Изменить размер шрифта - +
Его письма полны нежных уверений, от которых в Мариинском дворце должна была трепетать не молодая фрейлина, затянутая в парадное платье с бриллиантовым вензелем на плече. Лев называл ее своей «Мадонной», звал в деревню (зная, что она не приедет), соглашался, чтобы она отвечала ему по-французски, если ей так удобнее: «…мне женская мысль понятнее по-французски».

Запечатав очередное послание, шел в комнату к тетушке Toinette, садился в обитое штофом, продавленное кресло, недолго болтал с маленькой морщинистой старушкой, заменившей ему мать, смотрел, как она дремлет перед своим рабочим столиком, листал книгу, читал, мечтал… Вдруг она поднимала голову, бормотала какие-то ничего не значащие фразы: «На днях Сергей ездил в Пирогово… Я думаю, Николенька останется еще в Москве с Машенькой…» Или неожиданно спрашивала, как работает телеграф, а выслушав объяснения племянника, говорила: «Как же это так? – за целые полчаса я не видала ни одного письма, пробежавшего по телеграфу?»

Мирные семейные вечера были тем более притягательны для Толстого, что днем он сильно уставал.

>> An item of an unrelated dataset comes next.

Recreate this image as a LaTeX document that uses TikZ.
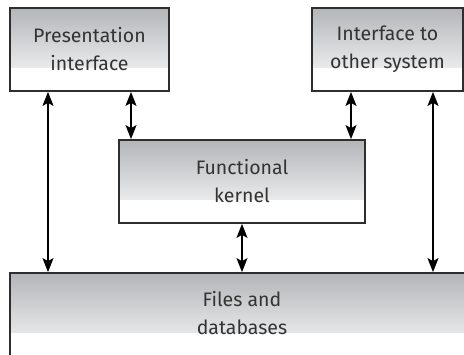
\documentclass[tikz,border=0pt]{standalone}
\usepackage{fontspec}
\setmainfont{Fira Sans}
\usetikzlibrary{arrows.meta}
\definecolor{edge}{HTML}{2E2E2E}
\definecolor{shadetop}{HTML}{B3B5B8}
\definecolor{ink}{HTML}{333333}
\tikzset{
  x=1pt, y=-1pt,
  label text/.style={text=ink, align=center, font=\fontsize{19.5}{28}\selectfont},
  block/.style={draw=edge, line width=1.8pt, rectangle, inner sep=0pt, label text,
    path picture={\shade[top color=shadetop, bottom color=white]
      (path picture bounding box.north west) rectangle
      ([yshift=-60pt]path picture bounding box.north east);}},
  link/.style={draw=black, line width=1.4pt,
    {Stealth[length=14pt,width=11pt,inset=3pt]}-{Stealth[length=14pt,width=11pt,inset=3pt]}}
}
\begin{document}
\begin{tikzpicture}
\useasboundingbox (0,0) rectangle (464,355);
\begin{scope}
\clip (0,0) rectangle (464,355);
% upper row
\node[block, minimum width=159pt, minimum height=83pt] (pres) at (89.5,49.5) {Presentation\\interface};
\node[block, minimum width=151pt, minimum height=83pt] (other) at (387.5,49.5) {Interface to\\other system};
% middle
\node[block, minimum width=246pt, minimum height=83pt] (kernel) at (242,181.5) {Functional\\kernel};
% storage, running past the right and lower edges
\node[block, minimum width=470pt, minimum height=90pt] (files) at (245,318) {};
\node[label text] (filestext) at (242,313) {Files and\\databases};
\end{scope}
% vertical positions of the connectors
\coordinate (xa) at (48,0);
\coordinate (xb) at (131,0);
\coordinate (xc) at (242,0);
\coordinate (xd) at (351,0);
\coordinate (xe) at (433,0);
\draw[link] (xa |- pres.south) -- (xa |- files.north);
\draw[link] (xb |- pres.south) -- (xb |- kernel.north);
\draw[link] (xd |- other.south) -- (xd |- kernel.north);
\draw[link] (xe |- other.south) -- (xe |- files.north);
\draw[link] (xc |- kernel.south) -- (xc |- files.north);
\end{tikzpicture}
\end{document}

Чтобы поддерживать физическую форму, которую с таким трудом смог обрести во время пребывания в Москве, велел прибить перед окном в своем кабинете перекладину. Каждое утро выполнял на ней упражнения, которые крайне удивляли проходивших мимо мужиков. Фет вспоминал рассказ старосты: «Придешь, говорит, к барину за приказанием, а барин, зацепившись одной коленкой за жердь, висит в красной куртке головою вниз и раскачивается; волосы отвисли и мотаются, лицо кровью налилось, и не то приказания слушать, не то на него дивиться». Можно ли принимать всерьез упреки помещика, который занимается акробатикой? И что за неловкий вид перед слугами! Одна из горничных ответила Марии Толстой, которая отправляла ее с поручением к брату: «Не пойду, барыня. Он там кувыркается совсем голый».

После перекладины хозяин становился за плуг. Ему хотелось работать самому, чтобы лучше понимать мужиков. Один из них, Юфан, очаровал его своей силой и сноровкой. Николай Толстой, посмеиваясь, говорил Фету: «Понравилось Левочке, как работник Юфан растопыривает руки при пахоте. И вот Юфан для него эмблема сельской силы, вроде Микулы Селяниновича. Он сам, широко расставляя локти, берется за соху и юфанствует». Особенно нравилось Льву косить – однообразные движения, голова без единой мысли, потное лицо, желание не отстать от крестьян. Нередко он и ел с ними, усевшись на землю в тени перелеска. Тургенев, проезжая как-то мимо Ясной, увидел его с перекинутыми за спину лаптями и решил, что для литературы он потерян навсегда. Сам же Толстой отмечал в дневнике: «Не пишу, не читаю, не думаю. Весь в хозяйстве. Сражение в полном разгаре».

Когда дело в очередной раз коснулось того, как правильно пользоваться землей и руководить мужиками, понял свою несостоятельность в этом вопросе. И если косить с ними было одно удовольствие, спорить – настоящий ад. Временами он их просто ненавидел: «Я боюсь самого себя. Прежде незнакомое мне чувство мести начинает говорить во мне…»

Первого сентября 1858 года Лев едет в Тулу на губернское дворянское собрание, где подписывает заявление ста пяти дворян о необходимости освобождения крестьян с наделением их землей. Большинство присутствовавших поставить свою подпись отказались. Либералы и консерваторы проявили одинаковый эгоизм, когда дело коснулось их собственности. «Компания Черкасского дрянь такая же, как и их опозиторы, но дрянь с французским языком», – записывает Толстой в дневнике 4 сентября после окончания дебатов. Он возвращается в Ясную Поляну с чувством, что великая идея освобождения никогда не сможет возобладать над неуверенностью и настороженностью губернского дворянства.

Соседи осуждают его за «хождение в народ». Это преувеличение.